Instructions for the task - Retype all of the listing exactly, passing over any picture you find.

Dataset content -

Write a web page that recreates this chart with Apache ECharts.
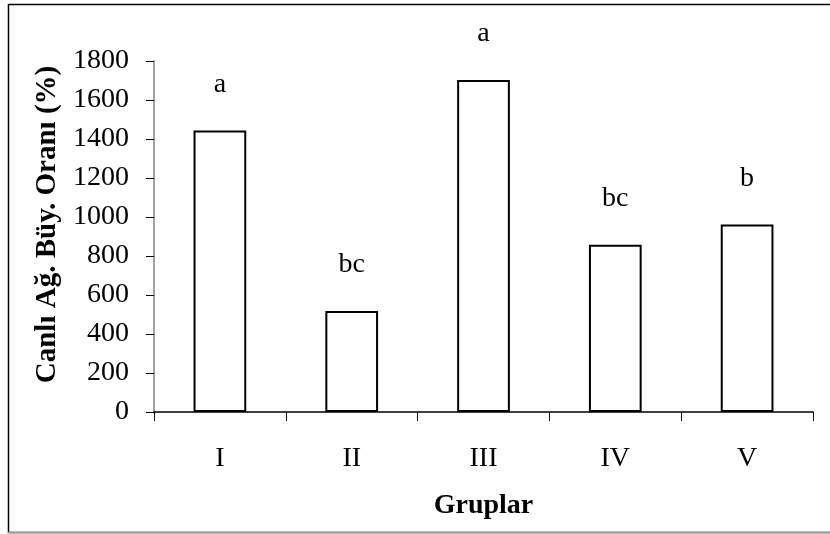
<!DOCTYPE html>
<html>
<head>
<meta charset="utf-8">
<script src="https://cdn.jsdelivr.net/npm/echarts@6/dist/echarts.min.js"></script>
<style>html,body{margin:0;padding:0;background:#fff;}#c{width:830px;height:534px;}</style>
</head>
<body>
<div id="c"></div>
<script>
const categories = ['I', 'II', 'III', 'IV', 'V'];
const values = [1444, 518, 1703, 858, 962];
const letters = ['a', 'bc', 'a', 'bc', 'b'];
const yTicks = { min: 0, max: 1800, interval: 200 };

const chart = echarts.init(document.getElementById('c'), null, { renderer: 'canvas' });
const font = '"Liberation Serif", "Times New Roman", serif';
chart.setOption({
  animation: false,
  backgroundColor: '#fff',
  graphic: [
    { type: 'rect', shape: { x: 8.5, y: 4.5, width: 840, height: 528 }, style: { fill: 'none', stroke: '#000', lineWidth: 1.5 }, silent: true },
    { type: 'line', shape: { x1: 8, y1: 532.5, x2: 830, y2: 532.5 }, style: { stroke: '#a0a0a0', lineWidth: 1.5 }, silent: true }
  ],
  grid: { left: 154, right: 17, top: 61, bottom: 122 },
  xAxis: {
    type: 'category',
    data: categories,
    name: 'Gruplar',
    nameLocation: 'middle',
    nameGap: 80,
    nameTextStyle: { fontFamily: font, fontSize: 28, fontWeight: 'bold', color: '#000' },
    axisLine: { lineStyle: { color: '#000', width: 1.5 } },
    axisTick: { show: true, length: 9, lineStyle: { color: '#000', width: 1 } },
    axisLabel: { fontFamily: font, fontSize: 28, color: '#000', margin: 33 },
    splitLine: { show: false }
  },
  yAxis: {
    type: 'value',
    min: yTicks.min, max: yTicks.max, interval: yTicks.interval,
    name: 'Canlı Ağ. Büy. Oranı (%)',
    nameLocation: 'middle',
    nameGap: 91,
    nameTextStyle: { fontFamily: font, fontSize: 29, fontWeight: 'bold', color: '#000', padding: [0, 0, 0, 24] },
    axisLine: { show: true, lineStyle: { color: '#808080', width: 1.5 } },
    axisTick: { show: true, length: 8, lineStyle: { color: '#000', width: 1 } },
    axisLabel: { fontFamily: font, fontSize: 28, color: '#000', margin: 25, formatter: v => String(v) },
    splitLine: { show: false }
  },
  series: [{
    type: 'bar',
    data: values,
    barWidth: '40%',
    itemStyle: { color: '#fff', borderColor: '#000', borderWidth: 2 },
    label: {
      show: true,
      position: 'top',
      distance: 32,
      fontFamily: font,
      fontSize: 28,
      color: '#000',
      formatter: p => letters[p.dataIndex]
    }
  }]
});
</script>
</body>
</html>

Exercise response -
Write a web page that recreates this chart with Apache ECharts.
<!DOCTYPE html>
<html>
<head>
<meta charset="utf-8">
<script src="https://cdn.jsdelivr.net/npm/echarts@6/dist/echarts.min.js"></script>
<style>html,body{margin:0;padding:0;background:#fff;}#c{width:830px;height:534px;}</style>
</head>
<body>
<div id="c"></div>
<script>
const categories = ['I', 'II', 'III', 'IV', 'V'];
const values = [1444, 518, 1703, 858, 962];
const letters = ['a', 'bc', 'a', 'bc', 'b'];
const yTicks = { min: 0, max: 1800, interval: 200 };

const chart = echarts.init(document.getElementById('c'), null, { renderer: 'canvas' });
const font = '"Liberation Serif", "Times New Roman", serif';
chart.setOption({
  animation: false,
  backgroundColor: '#fff',
  graphic: [
    { type: 'rect', shape: { x: 8.5, y: 4.5, width: 840, height: 528 }, style: { fill: 'none', stroke: '#000', lineWidth: 1.5 }, silent: true },
    { type: 'line', shape: { x1: 8, y1: 532.5, x2: 830, y2: 532.5 }, style: { stroke: '#a0a0a0', lineWidth: 1.5 }, silent: true }
  ],
  grid: { left: 154, right: 17, top: 61, bottom: 122 },
  xAxis: {
    type: 'category',
    data: categories,
    name: 'Gruplar',
    nameLocation: 'middle',
    nameGap: 80,
    nameTextStyle: { fontFamily: font, fontSize: 28, fontWeight: 'bold', color: '#000' },
    axisLine: { lineStyle: { color: '#000', width: 1.5 } },
    axisTick: { show: true, length: 9, lineStyle: { color: '#000', width: 1 } },
    axisLabel: { fontFamily: font, fontSize: 28, color: '#000', margin: 33 },
    splitLine: { show: false }
  },
  yAxis: {
    type: 'value',
    min: yTicks.min, max: yTicks.max, interval: yTicks.interval,
    name: 'Canlı Ağ. Büy. Oranı (%)',
    nameLocation: 'middle',
    nameGap: 91,
    nameTextStyle: { fontFamily: font, fontSize: 29, fontWeight: 'bold', color: '#000', padding: [0, 0, 0, 24] },
    axisLine: { show: true, lineStyle: { color: '#808080', width: 1.5 } },
    axisTick: { show: true, length: 8, lineStyle: { color: '#000', width: 1 } },
    axisLabel: { fontFamily: font, fontSize: 28, color: '#000', margin: 25, formatter: v => String(v) },
    splitLine: { show: false }
  },
  series: [{
    type: 'bar',
    data: values,
    barWidth: '40%',
    itemStyle: { color: '#fff', borderColor: '#000', borderWidth: 2 },
    label: {
      show: true,
      position: 'top',
      distance: 32,
      fontFamily: font,
      fontSize: 28,
      color: '#000',
      formatter: p => letters[p.dataIndex]
    }
  }]
});
</script>
</body>
</html>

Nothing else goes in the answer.